## SET EXERCISE
Print only the lines from the top of the data through the line with "115, 127, 149, 173, 190, 201]", both included, skipping every picture.

==*==

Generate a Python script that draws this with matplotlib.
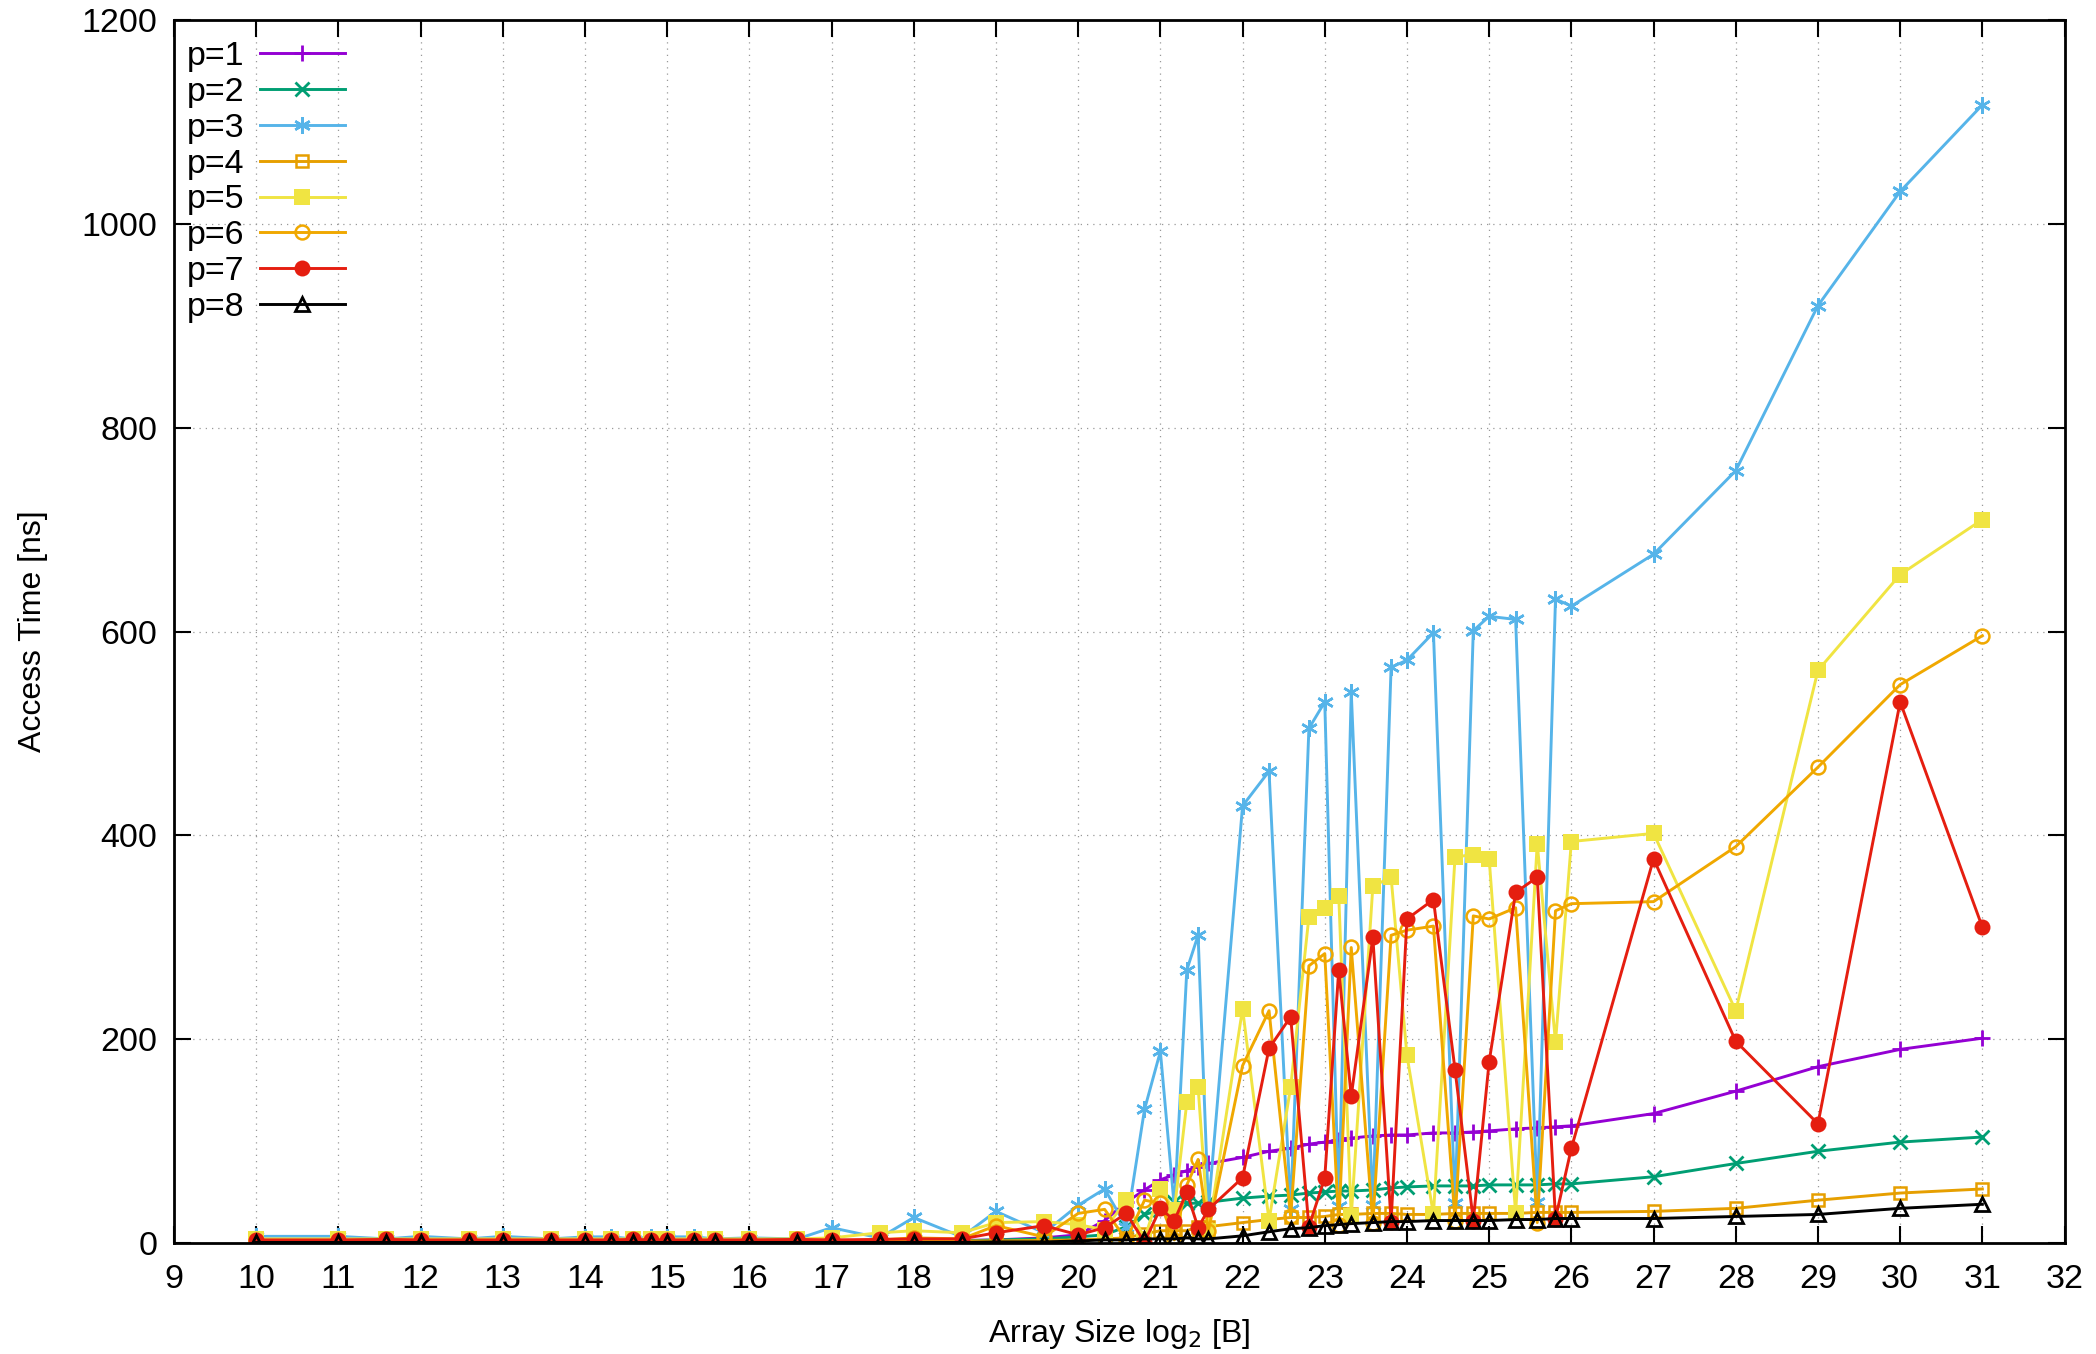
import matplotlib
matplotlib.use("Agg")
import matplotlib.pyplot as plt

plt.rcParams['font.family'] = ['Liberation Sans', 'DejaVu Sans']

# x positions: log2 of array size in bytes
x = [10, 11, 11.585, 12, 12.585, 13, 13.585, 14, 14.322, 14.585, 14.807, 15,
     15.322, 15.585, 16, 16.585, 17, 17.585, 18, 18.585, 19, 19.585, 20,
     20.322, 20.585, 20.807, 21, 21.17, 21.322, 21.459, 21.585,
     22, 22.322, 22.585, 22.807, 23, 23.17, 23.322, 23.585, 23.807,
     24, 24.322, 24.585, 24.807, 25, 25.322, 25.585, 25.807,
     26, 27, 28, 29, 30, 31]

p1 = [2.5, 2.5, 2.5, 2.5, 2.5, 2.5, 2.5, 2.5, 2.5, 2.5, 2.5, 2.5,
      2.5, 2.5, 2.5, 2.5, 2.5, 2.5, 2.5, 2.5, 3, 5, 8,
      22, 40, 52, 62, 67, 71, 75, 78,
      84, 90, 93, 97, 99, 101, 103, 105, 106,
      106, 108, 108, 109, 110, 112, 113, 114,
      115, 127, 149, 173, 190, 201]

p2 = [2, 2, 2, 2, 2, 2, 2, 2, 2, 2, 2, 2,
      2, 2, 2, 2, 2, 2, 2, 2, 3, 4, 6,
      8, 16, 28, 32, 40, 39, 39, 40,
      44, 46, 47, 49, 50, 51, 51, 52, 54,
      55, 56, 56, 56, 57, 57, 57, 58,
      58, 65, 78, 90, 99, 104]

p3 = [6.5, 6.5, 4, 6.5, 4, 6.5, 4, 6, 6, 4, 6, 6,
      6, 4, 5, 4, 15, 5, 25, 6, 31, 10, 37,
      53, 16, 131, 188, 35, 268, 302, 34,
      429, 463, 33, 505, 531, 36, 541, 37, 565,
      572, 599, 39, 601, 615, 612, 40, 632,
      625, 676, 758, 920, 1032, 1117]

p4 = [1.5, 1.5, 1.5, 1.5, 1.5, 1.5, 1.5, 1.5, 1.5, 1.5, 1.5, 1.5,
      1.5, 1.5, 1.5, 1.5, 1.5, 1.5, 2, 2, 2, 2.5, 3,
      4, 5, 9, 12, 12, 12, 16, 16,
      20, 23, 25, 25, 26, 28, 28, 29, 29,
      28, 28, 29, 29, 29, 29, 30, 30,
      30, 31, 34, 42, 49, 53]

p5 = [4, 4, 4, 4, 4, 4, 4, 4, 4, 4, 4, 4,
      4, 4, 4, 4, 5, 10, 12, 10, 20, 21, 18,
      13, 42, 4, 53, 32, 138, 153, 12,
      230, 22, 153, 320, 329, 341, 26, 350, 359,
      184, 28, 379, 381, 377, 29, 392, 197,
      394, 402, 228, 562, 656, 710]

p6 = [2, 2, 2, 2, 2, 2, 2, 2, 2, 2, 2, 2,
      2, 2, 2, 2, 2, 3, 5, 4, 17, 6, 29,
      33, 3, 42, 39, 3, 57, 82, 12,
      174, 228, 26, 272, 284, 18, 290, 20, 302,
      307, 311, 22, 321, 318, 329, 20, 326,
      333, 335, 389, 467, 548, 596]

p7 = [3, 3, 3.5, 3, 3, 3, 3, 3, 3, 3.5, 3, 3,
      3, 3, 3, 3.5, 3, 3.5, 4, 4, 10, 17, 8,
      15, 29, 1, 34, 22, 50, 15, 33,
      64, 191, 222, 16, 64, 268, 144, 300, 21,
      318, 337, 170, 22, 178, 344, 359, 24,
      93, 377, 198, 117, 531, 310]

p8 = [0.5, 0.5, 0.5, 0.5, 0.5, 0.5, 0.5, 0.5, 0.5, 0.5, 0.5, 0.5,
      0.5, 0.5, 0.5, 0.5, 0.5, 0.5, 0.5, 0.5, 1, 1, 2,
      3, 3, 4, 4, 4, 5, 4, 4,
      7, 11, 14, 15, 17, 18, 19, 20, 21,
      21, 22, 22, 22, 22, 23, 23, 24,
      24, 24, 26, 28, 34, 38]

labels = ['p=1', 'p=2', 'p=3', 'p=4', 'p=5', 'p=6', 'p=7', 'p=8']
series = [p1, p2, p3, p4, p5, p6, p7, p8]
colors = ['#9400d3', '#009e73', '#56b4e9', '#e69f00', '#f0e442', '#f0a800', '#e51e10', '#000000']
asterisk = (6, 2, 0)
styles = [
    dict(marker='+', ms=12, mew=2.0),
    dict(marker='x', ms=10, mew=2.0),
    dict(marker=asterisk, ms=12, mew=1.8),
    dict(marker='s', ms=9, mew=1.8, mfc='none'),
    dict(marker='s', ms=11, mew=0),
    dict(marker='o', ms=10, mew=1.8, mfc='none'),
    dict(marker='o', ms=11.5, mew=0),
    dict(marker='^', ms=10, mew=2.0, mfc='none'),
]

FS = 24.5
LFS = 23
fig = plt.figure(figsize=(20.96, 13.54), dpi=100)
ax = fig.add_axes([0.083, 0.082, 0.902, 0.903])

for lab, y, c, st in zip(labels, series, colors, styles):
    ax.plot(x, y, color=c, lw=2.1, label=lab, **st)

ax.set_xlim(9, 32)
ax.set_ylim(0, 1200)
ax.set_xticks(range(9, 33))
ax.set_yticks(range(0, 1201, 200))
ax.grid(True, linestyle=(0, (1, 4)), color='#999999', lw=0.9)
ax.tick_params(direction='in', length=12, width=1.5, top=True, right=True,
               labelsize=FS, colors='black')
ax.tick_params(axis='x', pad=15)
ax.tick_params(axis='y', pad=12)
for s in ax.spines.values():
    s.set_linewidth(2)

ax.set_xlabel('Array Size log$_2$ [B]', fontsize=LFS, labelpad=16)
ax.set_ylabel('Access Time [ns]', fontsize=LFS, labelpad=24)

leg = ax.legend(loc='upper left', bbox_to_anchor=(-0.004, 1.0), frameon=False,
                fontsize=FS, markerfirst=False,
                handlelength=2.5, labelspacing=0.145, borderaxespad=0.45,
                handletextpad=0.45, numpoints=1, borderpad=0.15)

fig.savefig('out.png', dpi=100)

==*==

## TASK SOLUTION
Generate a Python script that draws this with matplotlib.
import matplotlib
matplotlib.use("Agg")
import matplotlib.pyplot as plt

plt.rcParams['font.family'] = ['Liberation Sans', 'DejaVu Sans']

# x positions: log2 of array size in bytes
x = [10, 11, 11.585, 12, 12.585, 13, 13.585, 14, 14.322, 14.585, 14.807, 15,
     15.322, 15.585, 16, 16.585, 17, 17.585, 18, 18.585, 19, 19.585, 20,
     20.322, 20.585, 20.807, 21, 21.17, 21.322, 21.459, 21.585,
     22, 22.322, 22.585, 22.807, 23, 23.17, 23.322, 23.585, 23.807,
     24, 24.322, 24.585, 24.807, 25, 25.322, 25.585, 25.807,
     26, 27, 28, 29, 30, 31]

p1 = [2.5, 2.5, 2.5, 2.5, 2.5, 2.5, 2.5, 2.5, 2.5, 2.5, 2.5, 2.5,
      2.5, 2.5, 2.5, 2.5, 2.5, 2.5, 2.5, 2.5, 3, 5, 8,
      22, 40, 52, 62, 67, 71, 75, 78,
      84, 90, 93, 97, 99, 101, 103, 105, 106,
      106, 108, 108, 109, 110, 112, 113, 114,
      115, 127, 149, 173, 190, 201]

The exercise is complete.